Ella intentaba construir una justificación pero no conseguía más que escupir burbujas de saliva. Con un último pálpito, las paredes ventriculares se escindieron y murió.
Mi padre no llegó a despertarse, nadando en su dormitar artificial, ahuyentando el vuelo del ave de presa que bajaba para arrancarle el velo de los ojos y obligarle a mirar la realidad de su hijo, ese con el que construía castillos e ilusiones siendo consciente del secreto de su filiación sin prestarle atención.
El mundo perdió su color. Me levanté de la cama y vagué por la casa que dormía sin ilusión. Estaba exhausto.
Algo se me expandió. Caí de rodillas y me agarré las sienes que presionaban de dentro a afuera, un flujo en reverso, contrario al anterior. Si antes la misma existencia se engullía en mí, ahora empujaba para salir. Creo que grité. No lo sé.
Me proyecté.
Y vi el final de la Historia. El horror. Un sinfín de afluentes que terminaban en distintos ríos, todos negros con el barro que transportaban, convirtiendo su final en una ciénaga. Y uno transparente que desembocaba en un lago de calma y lleno de vida. El filtro que limpiaba el último era yo.
Entonces os sentí. Brillabais sobre la masa de personalidades que irrumpían en mi universo y sabía cómo llegar a vosotros, recorriendo el hilo que nos unía en una telaraña que no podía romperse salvo por la muerte.
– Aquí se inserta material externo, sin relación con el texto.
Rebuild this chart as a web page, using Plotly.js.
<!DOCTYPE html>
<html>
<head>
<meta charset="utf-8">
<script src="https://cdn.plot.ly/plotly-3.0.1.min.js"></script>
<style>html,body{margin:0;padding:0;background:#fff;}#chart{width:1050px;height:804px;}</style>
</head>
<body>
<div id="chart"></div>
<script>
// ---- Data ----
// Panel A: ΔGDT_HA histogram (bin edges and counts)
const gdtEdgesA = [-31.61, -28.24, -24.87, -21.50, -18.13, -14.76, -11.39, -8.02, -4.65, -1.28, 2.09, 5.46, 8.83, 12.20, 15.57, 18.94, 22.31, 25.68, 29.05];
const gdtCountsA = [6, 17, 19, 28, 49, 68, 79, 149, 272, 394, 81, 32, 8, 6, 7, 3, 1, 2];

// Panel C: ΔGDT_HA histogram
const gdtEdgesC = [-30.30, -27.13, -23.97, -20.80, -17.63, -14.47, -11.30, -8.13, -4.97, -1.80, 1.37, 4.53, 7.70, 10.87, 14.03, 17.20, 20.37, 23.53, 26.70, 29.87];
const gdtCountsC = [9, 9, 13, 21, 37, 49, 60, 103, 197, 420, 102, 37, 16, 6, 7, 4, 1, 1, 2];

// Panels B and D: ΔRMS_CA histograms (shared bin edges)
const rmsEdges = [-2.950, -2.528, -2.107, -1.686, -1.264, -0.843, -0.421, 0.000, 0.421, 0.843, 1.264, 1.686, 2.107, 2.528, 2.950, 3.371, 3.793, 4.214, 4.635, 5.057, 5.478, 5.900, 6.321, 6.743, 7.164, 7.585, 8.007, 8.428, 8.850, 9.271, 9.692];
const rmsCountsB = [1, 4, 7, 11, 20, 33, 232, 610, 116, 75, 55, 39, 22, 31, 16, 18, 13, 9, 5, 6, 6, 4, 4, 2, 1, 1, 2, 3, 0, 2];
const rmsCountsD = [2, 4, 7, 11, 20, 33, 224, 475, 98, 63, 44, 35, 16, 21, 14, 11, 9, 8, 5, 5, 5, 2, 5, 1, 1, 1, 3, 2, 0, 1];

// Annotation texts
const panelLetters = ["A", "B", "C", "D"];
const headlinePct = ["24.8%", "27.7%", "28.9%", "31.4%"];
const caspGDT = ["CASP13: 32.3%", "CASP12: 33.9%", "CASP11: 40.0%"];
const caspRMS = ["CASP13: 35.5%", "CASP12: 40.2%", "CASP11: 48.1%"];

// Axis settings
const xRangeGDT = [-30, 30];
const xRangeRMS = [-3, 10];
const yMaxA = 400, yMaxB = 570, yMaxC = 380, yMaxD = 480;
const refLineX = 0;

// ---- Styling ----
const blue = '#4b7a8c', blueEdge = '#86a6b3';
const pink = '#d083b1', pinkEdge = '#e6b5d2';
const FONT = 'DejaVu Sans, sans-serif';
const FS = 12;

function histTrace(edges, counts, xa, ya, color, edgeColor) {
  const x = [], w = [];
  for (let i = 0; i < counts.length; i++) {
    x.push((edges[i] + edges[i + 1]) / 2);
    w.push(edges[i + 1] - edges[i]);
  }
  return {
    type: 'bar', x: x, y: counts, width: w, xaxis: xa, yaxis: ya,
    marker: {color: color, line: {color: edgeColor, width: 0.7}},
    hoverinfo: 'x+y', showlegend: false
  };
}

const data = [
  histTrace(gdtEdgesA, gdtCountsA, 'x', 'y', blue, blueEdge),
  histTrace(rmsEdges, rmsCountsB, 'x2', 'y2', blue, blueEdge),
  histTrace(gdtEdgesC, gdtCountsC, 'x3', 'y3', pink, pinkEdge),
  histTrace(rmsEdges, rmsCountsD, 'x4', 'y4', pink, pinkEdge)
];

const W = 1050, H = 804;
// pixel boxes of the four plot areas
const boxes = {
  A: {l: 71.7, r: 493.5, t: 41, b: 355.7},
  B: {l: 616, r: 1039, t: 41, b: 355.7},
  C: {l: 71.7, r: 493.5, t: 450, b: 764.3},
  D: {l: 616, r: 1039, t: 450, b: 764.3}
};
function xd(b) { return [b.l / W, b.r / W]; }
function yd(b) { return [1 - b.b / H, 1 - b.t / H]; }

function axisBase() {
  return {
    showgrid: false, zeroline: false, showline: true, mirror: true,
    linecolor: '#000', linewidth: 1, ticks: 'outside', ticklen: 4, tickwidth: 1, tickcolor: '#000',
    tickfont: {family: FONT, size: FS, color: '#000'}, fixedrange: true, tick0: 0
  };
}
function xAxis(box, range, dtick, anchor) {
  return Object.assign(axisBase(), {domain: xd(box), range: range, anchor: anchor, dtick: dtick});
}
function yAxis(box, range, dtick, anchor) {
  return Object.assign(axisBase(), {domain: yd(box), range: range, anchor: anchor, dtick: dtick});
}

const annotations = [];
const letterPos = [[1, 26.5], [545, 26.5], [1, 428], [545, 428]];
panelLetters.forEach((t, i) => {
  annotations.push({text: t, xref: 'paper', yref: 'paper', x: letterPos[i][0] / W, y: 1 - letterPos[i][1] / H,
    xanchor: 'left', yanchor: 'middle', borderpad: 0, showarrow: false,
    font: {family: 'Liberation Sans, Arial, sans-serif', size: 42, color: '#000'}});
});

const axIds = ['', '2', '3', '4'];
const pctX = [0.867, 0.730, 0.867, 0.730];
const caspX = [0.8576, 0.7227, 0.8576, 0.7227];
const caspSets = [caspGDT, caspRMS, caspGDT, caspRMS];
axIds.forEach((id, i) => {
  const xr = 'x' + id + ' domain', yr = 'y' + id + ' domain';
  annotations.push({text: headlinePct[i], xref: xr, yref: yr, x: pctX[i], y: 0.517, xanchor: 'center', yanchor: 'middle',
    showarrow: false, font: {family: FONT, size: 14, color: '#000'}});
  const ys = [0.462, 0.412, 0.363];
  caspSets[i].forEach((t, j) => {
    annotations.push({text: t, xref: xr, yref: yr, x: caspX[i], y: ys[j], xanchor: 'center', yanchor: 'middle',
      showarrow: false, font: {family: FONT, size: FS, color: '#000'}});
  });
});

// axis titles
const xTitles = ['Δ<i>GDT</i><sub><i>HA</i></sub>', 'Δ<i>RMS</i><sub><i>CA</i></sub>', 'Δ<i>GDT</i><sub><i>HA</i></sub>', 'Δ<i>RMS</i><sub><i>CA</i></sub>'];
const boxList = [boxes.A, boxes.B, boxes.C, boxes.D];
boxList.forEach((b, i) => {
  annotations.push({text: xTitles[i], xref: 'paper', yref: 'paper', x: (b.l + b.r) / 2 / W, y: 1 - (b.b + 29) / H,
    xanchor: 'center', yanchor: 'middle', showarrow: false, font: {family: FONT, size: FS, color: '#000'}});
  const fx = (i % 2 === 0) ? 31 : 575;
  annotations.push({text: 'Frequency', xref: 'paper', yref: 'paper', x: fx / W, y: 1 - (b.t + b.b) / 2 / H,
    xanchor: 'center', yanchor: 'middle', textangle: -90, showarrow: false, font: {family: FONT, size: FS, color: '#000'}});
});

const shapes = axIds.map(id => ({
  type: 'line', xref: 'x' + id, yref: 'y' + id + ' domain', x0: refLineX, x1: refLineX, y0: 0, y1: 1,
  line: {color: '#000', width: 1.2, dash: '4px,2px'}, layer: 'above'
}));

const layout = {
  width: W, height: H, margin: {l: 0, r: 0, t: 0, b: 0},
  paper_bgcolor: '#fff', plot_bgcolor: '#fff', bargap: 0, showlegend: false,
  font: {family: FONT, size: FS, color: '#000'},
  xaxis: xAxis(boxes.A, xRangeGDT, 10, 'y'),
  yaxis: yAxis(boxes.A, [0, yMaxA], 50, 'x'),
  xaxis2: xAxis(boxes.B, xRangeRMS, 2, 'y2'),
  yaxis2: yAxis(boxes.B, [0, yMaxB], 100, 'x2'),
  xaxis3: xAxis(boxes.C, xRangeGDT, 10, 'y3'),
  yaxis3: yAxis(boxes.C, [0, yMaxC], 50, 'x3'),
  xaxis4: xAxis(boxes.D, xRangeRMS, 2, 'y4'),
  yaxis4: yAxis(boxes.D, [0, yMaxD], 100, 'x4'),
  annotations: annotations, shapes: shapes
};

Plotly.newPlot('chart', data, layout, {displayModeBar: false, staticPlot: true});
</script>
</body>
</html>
El mundo necesitaba un cambio para evitar que siguiese caminando al desastre sin remedio.
Vosotros eráis la materia prima.
Yo sería el catalizador.
El resultado, una tierra nueva hecha a mi imagen y semejanza. Perfecta y omnisciente.
El objetivo se me presentó claro. Tenía que salir a buscaros, localizaros y reuniros en algún lugar seguro. Era fácil porque yo era el Saber. Me bastaba con quererlo y venía a mí. Bebía de una botella que nunca se vacía.
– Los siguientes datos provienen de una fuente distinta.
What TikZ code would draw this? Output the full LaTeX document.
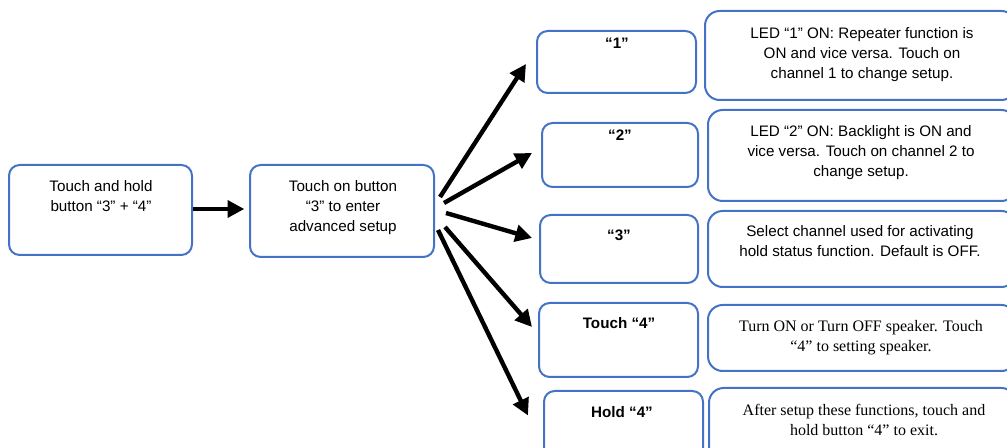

Me atraíais como un imán. Saldría a la calle y llegaría a vuestra casa. Pero no disponía de demasiado tiempo, ya que la aptitud que os fue otorgada acabaría con vosotros, no sabíais usarla adecuadamente sin derramar vuestra sangre. Tenía que darme prisa.
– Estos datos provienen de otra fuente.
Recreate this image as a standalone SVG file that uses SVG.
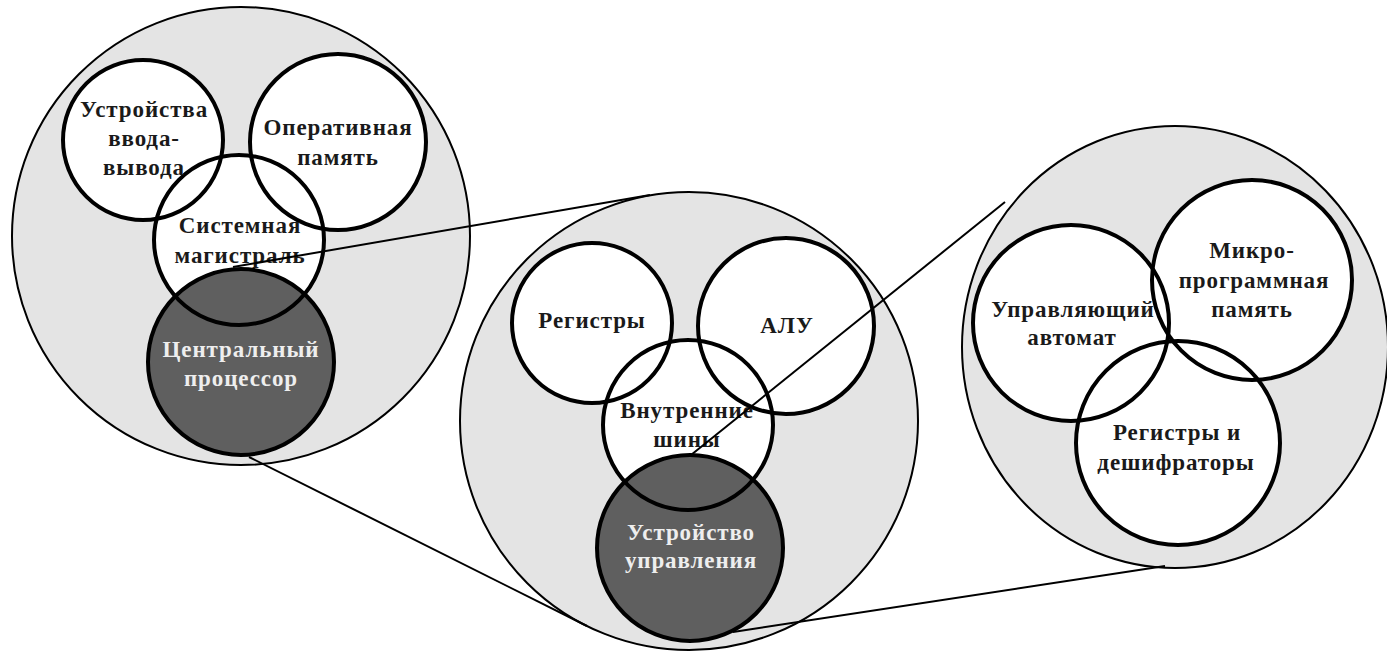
<svg xmlns="http://www.w3.org/2000/svg" width="1387" height="653" viewBox="0 0 1387 653">
<style>
.outer{fill:#e4e4e4;stroke:#000;stroke-width:2}
.inner{fill:#fff;stroke:none}
.dark{fill:#5f5f5f;stroke:none}
.ring{fill:none;stroke:#000;stroke-width:4}
.t{font-family:"Liberation Serif","Times New Roman",serif;font-weight:bold;font-size:23px;letter-spacing:0.9px;text-anchor:middle;fill:#1a1a1a}
.tw{fill:#eeeeee}
.conn{stroke:#000;stroke-width:2;fill:none}
</style>
<rect width="1387" height="653" fill="#fff"/>
<g id="system">
<circle class="outer" cx="241" cy="236" r="229"/>
<circle class="inner" cx="143" cy="140" r="80"/>
<circle class="inner" cx="338" cy="142" r="88"/>
<circle class="inner" cx="239" cy="240" r="85"/>
<circle class="dark" cx="241" cy="362" r="93"/>
<circle class="ring" cx="143" cy="140" r="80"/>
<circle class="ring" cx="338" cy="142" r="88"/>
<circle class="ring" cx="239" cy="240" r="85"/>
<circle class="ring" cx="241" cy="362" r="93"/>
</g>
<g id="cpu">
<circle class="outer" cx="689" cy="421" r="229"/>
<circle class="inner" cx="592" cy="323" r="80"/>
<circle class="inner" cx="786" cy="326" r="88"/>
<circle class="inner" cx="688" cy="425" r="85"/>
<circle class="dark" cx="690" cy="548" r="93"/>
<circle class="ring" cx="592" cy="323" r="80"/>
<circle class="ring" cx="786" cy="326" r="88"/>
<circle class="ring" cx="688" cy="425" r="85"/>
<circle class="ring" cx="690" cy="548" r="93"/>
</g>
<g id="control">
<ellipse class="outer" cx="1175" cy="347" rx="213" ry="221"/>
<circle class="inner" cx="1071" cy="323" r="98"/>
<circle class="inner" cx="1252" cy="280" r="100"/>
<circle class="inner" cx="1178" cy="443" r="102"/>
<circle class="ring" cx="1071" cy="323" r="98"/>
<circle class="ring" cx="1252" cy="280" r="100"/>
<circle class="ring" cx="1178" cy="443" r="102"/>
</g>
<g id="labels-system">
<g id="io"><text class="t" x="144" y="117">Устройства</text><text class="t" x="144" y="146">ввода-</text><text class="t" x="144" y="175">вывода</text></g>
<g id="ram"><text class="t" x="338" y="135">Оперативная</text><text class="t" x="338" y="165">память</text></g>
<g id="bus"><text class="t" x="240" y="233">Системная</text><text class="t" x="240" y="263">магистраль</text></g>
<g id="proc"><text class="t tw" x="241" y="357">Центральный</text><text class="t tw" x="241" y="386">процессор</text></g>
</g>
<g id="labels-cpu">
<g id="regs"><text class="t" x="592" y="328">Регистры</text></g>
<g id="alu"><text class="t" x="787" y="333">АЛУ</text></g>
<g id="ibus"><text class="t" x="687" y="418">Внутренние</text><text class="t" x="687" y="447">шины</text></g>
<g id="cu"><text class="t tw" x="691" y="540">Устройство</text><text class="t tw" x="691" y="568">управления</text></g>
</g>
<g id="labels-control">
<g id="mpm"><text class="t" x="1252" y="258">Микро-</text><text class="t" x="1254" y="288">программная</text><text class="t" x="1252" y="317">память</text></g>
<g id="ca"><text class="t" x="1073" y="317">Управляющий</text><text class="t" x="1072" y="345">автомат</text></g>
<g id="rd"><text class="t" x="1177" y="440">Регистры и</text><text class="t" x="1176" y="470">дешифраторы</text></g>
</g>
<g id="connectors">
<line class="conn" x1="233" y1="267" x2="650" y2="195"/>
<line class="conn" x1="249" y1="457" x2="587" y2="626"/>
<line class="conn" x1="691" y1="455" x2="1005" y2="202"/>
<line class="conn" x1="733" y1="632" x2="1165" y2="566"/>
</g>
</svg>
Una de vosotros sería la herramienta clave y fui a por ella en primer lugar. El resto ya lo sabéis.
Es posible que tengáis envidia de mi poder. Me ha llevado al abismo de la locura y aún estoy tambaleándome en él.
Creéis que soy un demente y no voy a negarlo. Voy y vuelvo en una posición de equilibrio precario que puede arrastrar esta realidad al desastre absoluto si no me mantengo en el emplazamiento que me exige el papel que debo desempeñar.
La creación ha dejado de tener secretos para mí. Sé todo lo que se supo, se pudo saber y se sabrá.
Únicamente hay una salida y os la voy a mostrar.
Os tengo a todos conmigo, juntos después de tanto esfuerzo.
Os voy a mostrar mi profecía y tendréis opción de elegir.
No es una visión agradable porque el mundo no lo es. Harán falta algunos sacrificios cuya culpa estoy dispuesta a asumir.
Pero si queremos que el mundo siga siendo mundo, alguien tiene que asumirlo.
Escuchadme por última vez. La decisión final dependerá de vosotros, libre y voluntaria. No puedo obligaros a tomar vuestra decisión. Ni ella tampoco.